The Films of Nazlı Dinçel [In-Person Only]
$13 General Admission
⚠️ Public safety notice ⚠️
NWFF patrons will be required to wear masks that cover both nose and mouth while in the building. Disposable masks are available at the door for those who need them. To be admitted, patrons ages 5+ will also be required to present either proof of COVID-19 vaccination OR a negative result from a COVID-19 test administered within the last 48 hours.
NWFF is adapting to evolving recommendations to protect the public from COVID-19. Read more about their policies regarding cleaning, masks, and capacity limitations here.
** 16mm screening! **
Nazlı Dinçel’s handmade films reflect on experiences of physical and cultural disruption, from intimate states of arousal to Dinçel’s own immigration from Turkey to the United States. By scratching, sewing, letter-punching, and hand-developing, they draw comparisons between the sensuous physicality of film and the body. Dinçel will present a selection of works, including Between Relating and Use (2018), Shape of a Surface (2017), Solitary Acts (4, 5, 6) (2015), and Instructions on How to Make a Film (2018), along with the rarely screened video Untitled (2016), and discuss their practice.
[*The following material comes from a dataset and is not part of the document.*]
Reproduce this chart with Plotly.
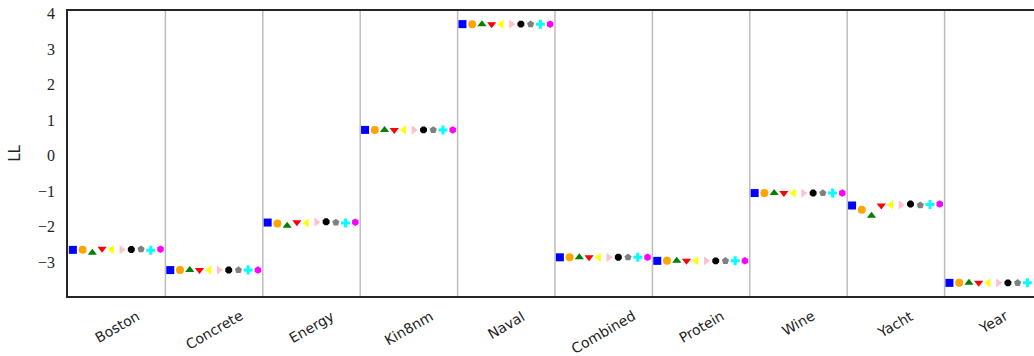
import plotly.graph_objects as go

# Datasets on the x axis
datasets = ["Boston", "Concrete", "Energy", "Kin8nm", "Naval",
            "Combined", "Protein", "Wine", "Yacht", "Year"]

# Test log-likelihood per method, one value per dataset
ll_m1 = [-2.66, -3.23, -1.89, 0.72, 3.70, -2.87, -2.97, -1.06, -1.41, -3.59]
ll_m2 = [-2.66, -3.23, -1.92, 0.72, 3.70, -2.87, -2.97, -1.06, -1.53, -3.59]
ll_m3 = [-2.74, -3.23, -1.98, 0.72, 3.70, -2.87, -2.97, -1.06, -1.70, -3.59]
ll_m4 = [-2.63, -3.23, -1.88, 0.72, 3.70, -2.87, -2.97, -1.06, -1.41, -3.59]
ll_m5 = [-2.65, -3.23, -1.90, 0.72, 3.70, -2.87, -2.97, -1.06, -1.39, -3.59]
ll_m6 = [-2.65, -3.23, -1.88, 0.72, 3.70, -2.87, -2.97, -1.06, -1.39, -3.59]
ll_m7 = [-2.65, -3.23, -1.87, 0.72, 3.70, -2.87, -2.97, -1.06, -1.37, -3.59]
ll_m8 = [-2.64, -3.23, -1.89, 0.72, 3.70, -2.87, -2.97, -1.06, -1.40, -3.59]
ll_m9 = [-2.67, -3.23, -1.90, 0.72, 3.70, -2.87, -2.97, -1.06, -1.38, -3.59]
ll_m10 = [-2.64, -3.23, -1.88, 0.72, 3.70, -2.87, -2.97, -1.06, -1.37, -3.59]

series = [ll_m1, ll_m2, ll_m3, ll_m4, ll_m5, ll_m6, ll_m7, ll_m8, ll_m9, ll_m10]
names = ["M1", "M2", "M3", "M4", "M5", "M6", "M7", "M8", "M9", "M10"]
colors = ["#0000ff", "#ffa500", "#008000", "#ff0000", "#ffff00",
          "#ffc0cb", "#000000", "#808080", "#00ffff", "#ff00ff"]
symbols = ["square", "circle", "triangle-up", "triangle-down", "triangle-left",
           "triangle-right", "octagon", "pentagon", "cross", "hexagon"]
sizes = [8, 8, 8, 8, 8, 8, 7.5, 7.5, 7.5, 7.5]

n_series = len(series)
step = 0.1

fig = go.Figure()
for j, vals in enumerate(series):
    off = (j - (n_series - 1) / 2) * step
    fig.add_trace(go.Scatter(
        x=[i + off for i in range(len(datasets))],
        y=vals,
        mode="markers",
        name=names[j],
        marker=dict(symbol=symbols[j], color=colors[j], size=sizes[j],
                    line=dict(width=0)),
        cliponaxis=True,
    ))

# Separators between dataset columns
for i in range(len(datasets) - 1):
    fig.add_shape(type="line", xref="x", yref="paper",
                  x0=i + 0.5, x1=i + 0.5, y0=0, y1=1,
                  line=dict(color="#bdbdbd", width=1.5), layer="below")

# Rotated dataset names, centred under each column
for i, name in enumerate(datasets):
    fig.add_annotation(x=i, y=0, xref="x", yref="paper",
                       text=name, textangle=-30, showarrow=False,
                       xanchor="center", yanchor="top", yshift=-9,
                       font=dict(family="DejaVu Sans", size=14, color="#222222"))

fig.update_layout(
    width=1034, height=356,
    margin=dict(l=68, r=0, t=11, b=60),
    plot_bgcolor="white", paper_bgcolor="white",
    showlegend=False,
)
fig.update_xaxes(
    range=[-0.5, -0.5 + 966 / 97.4],
    showticklabels=False, ticks="", showgrid=False, zeroline=False,
    showline=True, linecolor="#262626", linewidth=1.5, mirror=True,
)
fig.update_yaxes(
    range=[-3.96, 4.07],
    tickvals=[-3, -2, -1, 0, 1, 2, 3, 4],
    ticks="", showgrid=False, zeroline=False,
    showline=True, linecolor="#262626", linewidth=1.5,
    tickfont=dict(family="Liberation Serif", size=16, color="#222222"),
    ticklabelstandoff=8,
    title=dict(text="LL", font=dict(family="DejaVu Sans", size=15, color="#222222"),
               standoff=14),
)

fig.write_html("out.html")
Presented in English, with live captions.
About the artist:
Born in Ankara, Turkey, artist and filmmaker Nazlı Dinçel currently resides in Milwaukee. While they are known for their films, they work across a number of mediums, drawing inspiration from Turkish weaving and rug-making. Their work has been exhibited internationally, including at the Museum of Modern Art in New York, Walker Art Center in Minneapolis, International Film Festival Rotterdam, Hong Kong International Film Festival, and Buenos Aires International Film Festival, among many others. In addition to their art practice, Dinçel is building an artist-run film laboratory, part of a global network of collectives dedicated to exploring the possibilities of analog filmmaking.
This program is presented by Interbay Cinema Society
Founded by filmmakers Jon Behrens and Caryn Cline, ICS’s mission is to provide material support for filmmakers working experimentally with celluloid film. The organization supports emerging and established filmmakers through Lightpress digitization grants and the Engauge Experimental Film Festival (hosted at Northwest Film Forum), and encourages new filmmakers through the ICS Educational Initiative. Their ultimate goal is to foster more work on celluloid and to help offset the enormous costs of making film work available in high quality digital formats.